DATA FOR THIS TASK
— Start —

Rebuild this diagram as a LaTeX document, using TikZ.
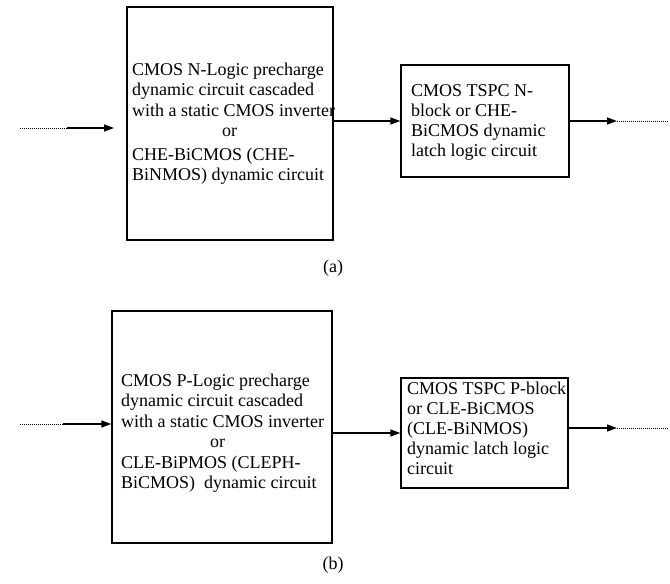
\documentclass[tikz,border=0pt]{standalone}
\usepackage{fontspec}
\setmainfont{Liberation Serif}
\usetikzlibrary{arrows.meta}
\begin{document}
\begin{tikzpicture}[x=1pt,y=-1pt,
  blk/.style={draw, line width=1.3pt, inner sep=0pt},
  txt/.style={anchor=north west, inner sep=0pt, align=left, font=\fontsize{18}{20.5}\selectfont},
  arr/.style={line width=1.4pt, -{Triangle[length=10pt,width=7pt]}},
  dots/.style={line width=0.9pt, dash pattern=on 1pt off 1pt},
  lbl/.style={font=\fontsize{18}{20}\selectfont, inner sep=0pt}]
\useasboundingbox (0,0) rectangle (670,584);

% (a)
\node[blk, minimum width=206pt, minimum height=233pt] (A1) at (230,123.5) {};
\node[blk, minimum width=168pt, minimum height=112pt] (A2) at (485,121) {};
\node[txt] (A1t) at (132,62.5) {CMOS N-Logic precharge\\dynamic circuit cascaded\\with a static CMOS inverter\\\hspace*{90pt}or\\[3pt]CHE-BiCMOS (CHE-\\BiNMOS) dynamic circuit};
\node[txt, font=\fontsize{18}{20}\selectfont] (A2t) at (411,84.5) {CMOS TSPC N-\\block or CHE-\\BiCMOS dynamic\\latch logic circuit};
\coordinate (ai0) at (20,128);
\coordinate (ai1) at (67,128);
\coordinate (ai2) at (114,128);
\draw[dots] (ai0) -- (ai1);
\draw[arr] (ai1) -- (ai2);
\draw[arr] (A1.east |- A2.west) -- (A2.west);
\coordinate (ao1) at (617,121);
\coordinate (ao2) at (668,121);
\draw[arr] (A2.east) -- (ao1);
\draw[dots] (ao1) -- (ao2);
\node[lbl] (la) at (333,268) {(a)};

% (b)
\node[blk, minimum width=220pt, minimum height=232pt] (B1) at (222,427) {};
\node[blk, minimum width=167pt, minimum height=110pt] (B2) at (484.5,433) {};
\node[txt] (B1t) at (121,373.5) {CMOS P-Logic precharge\\dynamic circuit cascaded\\with a static CMOS inverter\\\hspace*{89pt}or\\CLE-BiPMOS (CLEPH-\\BiCMOS)\ \ dynamic circuit};
\node[txt, font=\fontsize{18}{20}\selectfont] (B2t) at (407,381.5) {CMOS TSPC P-block\\or CLE-BiCMOS\\(CLE-BiNMOS)\\dynamic latch logic\\circuit};
\coordinate (bi0) at (20,424);
\coordinate (bi1) at (63,424);
\draw[dots] (bi0) -- (bi1);
\draw[arr] (bi1) -- (bi1 -| B1.west);
\draw[arr] (B1.east |- B2.west) -- (B2.west);
\coordinate (bo1) at (617,428);
\coordinate (bo2) at (668,428);
\draw[arr] (B2.east |- bo1) -- (bo1);
\draw[dots] (bo1) -- (bo2);
\node[lbl] (lb) at (333,565) {(b)};
\end{tikzpicture}
\end{document}
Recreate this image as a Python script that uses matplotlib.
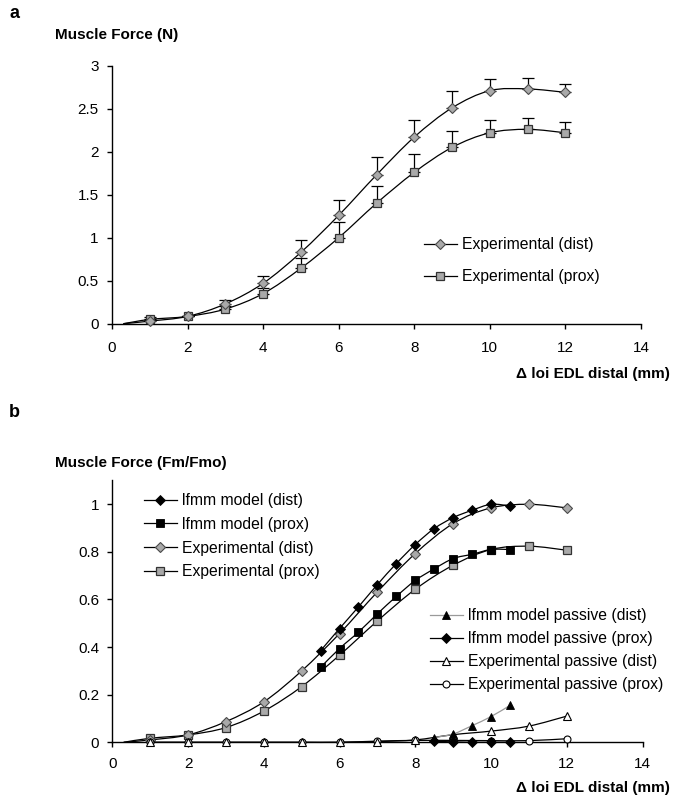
import numpy as np
import matplotlib
matplotlib.use("Agg")
import matplotlib.pyplot as plt
from matplotlib.path import Path
from matplotlib.patches import PathPatch
from matplotlib.lines import Line2D

plt.rcParams['font.family'] = ['Liberation Sans', 'DejaVu Sans']

# ---------------- data: panel a (absolute force, N) ----------------
length_a = [1, 2, 3, 4, 5, 6, 7, 8, 9, 10, 11, 12]
force_dist = [0.03, 0.085, 0.23, 0.47, 0.83, 1.26, 1.73, 2.17, 2.51, 2.71, 2.73, 2.69]
force_prox = [0.05, 0.085, 0.17, 0.35, 0.645, 1.0, 1.40, 1.76, 2.05, 2.22, 2.26, 2.22]
sd_dist = [0.01, 0.01, 0.04, 0.085, 0.14, 0.18, 0.21, 0.20, 0.19, 0.13, 0.13, 0.10]
sd_prox = [0.03, 0.01, 0.04, 0.07, 0.12, 0.18, 0.20, 0.21, 0.19, 0.15, 0.13, 0.12]
curve_start = 0.3  # smoothed experimental lines begin here at zero force

# ---------------- data: panel b (normalised force, Fm/Fmo) ----------------
model_len = [5.5, 6.0, 6.5, 7.0, 7.5, 8.0, 8.5, 9.0, 9.5, 10.0, 10.5]
model_dist = [0.385, 0.478, 0.569, 0.663, 0.751, 0.831, 0.898, 0.944, 0.975, 1.0, 0.993]
model_prox = [0.315, 0.394, 0.463, 0.54, 0.613, 0.68, 0.729, 0.772, 0.79, 0.81, 0.81]

exp_len = [1, 2, 3, 4, 5, 6, 7, 8, 9, 10, 11, 12]
exp_dist = [0.01, 0.031, 0.087, 0.17, 0.30, 0.457, 0.632, 0.793, 0.919, 0.985, 1.0, 0.985]
exp_prox = [0.017, 0.031, 0.062, 0.131, 0.234, 0.366, 0.51, 0.643, 0.744, 0.81, 0.824, 0.807]

passive_model_len = [8.5, 9.0, 9.5, 10.0, 10.5]
passive_model_dist = [0.02, 0.035, 0.07, 0.108, 0.155]
passive_model_prox = [0.004, 0.002, 0.0, 0.0, 0.0]

exp_passive_dist = [0, 0, 0, 0, 0, 0, 0.003, 0.01, 0.032, 0.047, 0.068, 0.11]
exp_passive_prox = [0, 0, 0, 0, 0, 0, 0.005, 0.008, 0.008, 0.007, 0.007, 0.015]

x_ticks = [0, 2, 4, 6, 8, 10, 12, 14]
yticks_a = [0, 0.5, 1, 1.5, 2, 2.5, 3]
ytick_labels_a = ['0', '0.5', '1', '1.5', '2', '2.5', '3']
yticks_b = [0, 0.2, 0.4, 0.6, 0.8, 1.0]
ytick_labels_b = ['0', '0.2', '0.4', '0.6', '0.8', '1']

GRAY_FILL = '#a9a9a9'
GRAY_EDGE = '#4a4a4a'
FS = 11
FS_LEG = 11.3


def smooth_path(x, y):
    """Bezier path through the points, Excel-style smoothing."""
    pts = np.column_stack([x, y]).astype(float)
    n = len(pts)
    verts = [pts[0]]
    codes = [Path.MOVETO]
    for i in range(n - 1):
        p0 = pts[i - 1] if i > 0 else pts[i]
        p1 = pts[i]
        p2 = pts[i + 1]
        p3 = pts[i + 2] if i + 2 < n else pts[i + 1]
        verts += [p1 + (p2 - p0) / 6.0, p2 - (p3 - p1) / 6.0, p2]
        codes += [Path.CURVE4] * 3
    return Path(verts, codes)


def series(ax, x, y, start=None, color='black', lw=0.9, z=2, **mk):
    """Smoothed line through the points (optionally from a zero start) plus markers."""
    lx, ly = list(x), list(y)
    if start is not None:
        lx, ly = [start] + lx, [0.0] + ly
    ax.add_patch(PathPatch(smooth_path(lx, ly), fill=False, edgecolor=color,
                           lw=lw, zorder=z, clip_on=False))
    if mk:
        ax.plot(x, y, linestyle='none', zorder=z + 0.5, clip_on=False, **mk)


def style_axes(ax, ymax, yticks, ylabels, xpad):
    ax.set_xlim(0, 14)
    ax.set_ylim(0, ymax)
    ax.set_xticks(x_ticks)
    ax.set_xticklabels([str(v) for v in x_ticks])
    ax.set_yticks(yticks)
    ax.set_yticklabels(ylabels)
    for s in ('top', 'right'):
        ax.spines[s].set_visible(False)
    for s in ('left', 'bottom'):
        ax.spines[s].set_linewidth(1.0)
        ax.spines[s].set_color('black')
    ax.tick_params(axis='both', direction='out', length=3.5, width=1.0,
                   labelsize=FS, colors='black')
    ax.tick_params(axis='y', pad=6)
    ax.tick_params(axis='x', pad=xpad)
    ax.patch.set_alpha(0)


W, H = 679, 805
fig = plt.figure(figsize=(W / 100, H / 100), dpi=100)


def fx(px):
    return px / W


def fy(py):
    return 1 - py / H


# ---------------- panel a ----------------
ax_a = fig.add_axes([fx(112), fy(323.7), (641 - 112) / W, 258 / H])
style_axes(ax_a, 3, yticks_a, ytick_labels_a, xpad=9)

ax_a.errorbar(length_a, force_dist, yerr=[np.zeros(len(sd_dist)), sd_dist],
              fmt='none', ecolor='black', elinewidth=0.9, capsize=4, capthick=0.9, zorder=1)
ax_a.errorbar(length_a, force_prox, yerr=[np.zeros(len(sd_prox)), sd_prox],
              fmt='none', ecolor='black', elinewidth=0.9, capsize=4, capthick=0.9, zorder=1)

mk_gdiam = dict(marker='D', markersize=5.2, markerfacecolor=GRAY_FILL, markeredgecolor=GRAY_EDGE, markeredgewidth=0.8)
mk_gsq = dict(marker='s', markersize=5.5, markerfacecolor=GRAY_FILL, markeredgecolor='#333333', markeredgewidth=0.9)

series(ax_a, length_a, force_prox, start=curve_start, z=2, **mk_gsq)
series(ax_a, length_a, force_dist, start=curve_start, z=3, **mk_gdiam)

h_a = [Line2D([], [], color='black', lw=0.9, **mk_gdiam),
       Line2D([], [], color='black', lw=0.9, **mk_gsq)]
fig.legend(h_a, ['Experimental (dist)', 'Experimental (prox)'],
           loc='upper left', bbox_to_anchor=(fx(424), fy(237)), bbox_transform=fig.transFigure,
           frameon=False, fontsize=FS_LEG, handlelength=2.1, handletextpad=0.3,
           labelspacing=1.1, borderpad=0, borderaxespad=0)

fig.text(fx(9), fy(13), 'a', fontsize=13, fontweight='bold', va='center', ha='left')
fig.text(fx(55), fy(35), 'Muscle Force (N)', fontsize=FS, fontweight='bold', va='center', ha='left')
fig.text(fx(670), fy(374), '\u0394 loi EDL distal (mm)', fontsize=FS, fontweight='bold',
         va='center', ha='right')

# ---------------- panel b ----------------
ax_b = fig.add_axes([fx(112.3), fy(742.3), (642.5 - 112.3) / W, 261.8 / H])
style_axes(ax_b, 1.1, yticks_b, ytick_labels_b, xpad=7)

mk_bdiam = dict(marker='D', markersize=4.6, markerfacecolor='black', markeredgecolor='black', markeredgewidth=0.6)
mk_bsq = dict(marker='s', markersize=5.6, markerfacecolor='black', markeredgecolor='black', markeredgewidth=0.6)
mk_btri = dict(marker='^', markersize=6.2, markerfacecolor='black', markeredgecolor='black', markeredgewidth=0.6)
mk_otri = dict(marker='^', markersize=6.2, markerfacecolor='white', markeredgecolor='black', markeredgewidth=0.8)
mk_ocirc = dict(marker='o', markersize=5.0, markerfacecolor='white', markeredgecolor='black', markeredgewidth=0.8)

series(ax_b, exp_len, exp_prox, start=curve_start, z=2, **mk_gsq)
series(ax_b, exp_len, exp_dist, start=curve_start, z=2.2, **mk_gdiam)
series(ax_b, model_len, model_prox, z=3, **mk_bsq)
series(ax_b, model_len, model_dist, z=3.2, **mk_bdiam)

series(ax_b, exp_len, exp_passive_prox, z=4, **mk_ocirc)
series(ax_b, exp_len, exp_passive_dist, z=4.2, **mk_otri)
series(ax_b, passive_model_len, passive_model_prox, z=4.4, **mk_bdiam)
series(ax_b, passive_model_len, passive_model_dist, color='#9a9a9a', z=4.6, **mk_btri)

h_b1 = [Line2D([], [], color='black', lw=0.9, **mk_bdiam),
        Line2D([], [], color='black', lw=0.9, **mk_bsq),
        Line2D([], [], color='black', lw=0.9, **mk_gdiam),
        Line2D([], [], color='black', lw=0.9, **mk_gsq)]
fig.legend(h_b1, ['lfmm model (dist)', 'lfmm model (prox)', 'Experimental (dist)', 'Experimental (prox)'],
           loc='upper left', bbox_to_anchor=(fx(144), fy(493)), bbox_transform=fig.transFigure,
           frameon=False, fontsize=FS_LEG, handlelength=2.1, handletextpad=0.3,
           labelspacing=0.56, borderpad=0, borderaxespad=0)

h_b2 = [Line2D([], [], color='#9a9a9a', lw=0.9, **mk_btri),
        Line2D([], [], color='black', lw=0.9, **mk_bdiam),
        Line2D([], [], color='black', lw=0.9, **mk_otri),
        Line2D([], [], color='black', lw=0.9, **mk_ocirc)]
fig.legend(h_b2, ['lfmm model passive (dist)', 'lfmm model passive (prox)',
                  'Experimental passive (dist)', 'Experimental passive (prox)'],
           loc='upper left', bbox_to_anchor=(fx(430), fy(608)), bbox_transform=fig.transFigure,
           frameon=False, fontsize=FS_LEG, handlelength=2.1, handletextpad=0.3,
           labelspacing=0.52, borderpad=0, borderaxespad=0)

fig.text(fx(9), fy(412), 'b', fontsize=13, fontweight='bold', va='center', ha='left')
fig.text(fx(55), fy(463), 'Muscle Force (Fm/Fmo)', fontsize=FS, fontweight='bold', va='center', ha='left')
fig.text(fx(670), fy(788), '\u0394 loi EDL distal (mm)', fontsize=FS, fontweight='bold',
         va='center', ha='right')

fig.savefig('out.png', dpi=100, facecolor='white')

— End —

JOB
Transcribe exactly the lines between the one containing "Recreate this image" and the one containing "FS_LEG = 11.3", counting both ends. Pictures are not copied.

TASK OUTPUT
Recreate this image as a Python script that uses matplotlib.
import numpy as np
import matplotlib
matplotlib.use("Agg")
import matplotlib.pyplot as plt
from matplotlib.path import Path
from matplotlib.patches import PathPatch
from matplotlib.lines import Line2D

plt.rcParams['font.family'] = ['Liberation Sans', 'DejaVu Sans']

# ---------------- data: panel a (absolute force, N) ----------------
length_a = [1, 2, 3, 4, 5, 6, 7, 8, 9, 10, 11, 12]
force_dist = [0.03, 0.085, 0.23, 0.47, 0.83, 1.26, 1.73, 2.17, 2.51, 2.71, 2.73, 2.69]
force_prox = [0.05, 0.085, 0.17, 0.35, 0.645, 1.0, 1.40, 1.76, 2.05, 2.22, 2.26, 2.22]
sd_dist = [0.01, 0.01, 0.04, 0.085, 0.14, 0.18, 0.21, 0.20, 0.19, 0.13, 0.13, 0.10]
sd_prox = [0.03, 0.01, 0.04, 0.07, 0.12, 0.18, 0.20, 0.21, 0.19, 0.15, 0.13, 0.12]
curve_start = 0.3  # smoothed experimental lines begin here at zero force

# ---------------- data: panel b (normalised force, Fm/Fmo) ----------------
model_len = [5.5, 6.0, 6.5, 7.0, 7.5, 8.0, 8.5, 9.0, 9.5, 10.0, 10.5]
model_dist = [0.385, 0.478, 0.569, 0.663, 0.751, 0.831, 0.898, 0.944, 0.975, 1.0, 0.993]
model_prox = [0.315, 0.394, 0.463, 0.54, 0.613, 0.68, 0.729, 0.772, 0.79, 0.81, 0.81]

exp_len = [1, 2, 3, 4, 5, 6, 7, 8, 9, 10, 11, 12]
exp_dist = [0.01, 0.031, 0.087, 0.17, 0.30, 0.457, 0.632, 0.793, 0.919, 0.985, 1.0, 0.985]
exp_prox = [0.017, 0.031, 0.062, 0.131, 0.234, 0.366, 0.51, 0.643, 0.744, 0.81, 0.824, 0.807]

passive_model_len = [8.5, 9.0, 9.5, 10.0, 10.5]
passive_model_dist = [0.02, 0.035, 0.07, 0.108, 0.155]
passive_model_prox = [0.004, 0.002, 0.0, 0.0, 0.0]

exp_passive_dist = [0, 0, 0, 0, 0, 0, 0.003, 0.01, 0.032, 0.047, 0.068, 0.11]
exp_passive_prox = [0, 0, 0, 0, 0, 0, 0.005, 0.008, 0.008, 0.007, 0.007, 0.015]

x_ticks = [0, 2, 4, 6, 8, 10, 12, 14]
yticks_a = [0, 0.5, 1, 1.5, 2, 2.5, 3]
ytick_labels_a = ['0', '0.5', '1', '1.5', '2', '2.5', '3']
yticks_b = [0, 0.2, 0.4, 0.6, 0.8, 1.0]
ytick_labels_b = ['0', '0.2', '0.4', '0.6', '0.8', '1']

GRAY_FILL = '#a9a9a9'
GRAY_EDGE = '#4a4a4a'
FS = 11
FS_LEG = 11.3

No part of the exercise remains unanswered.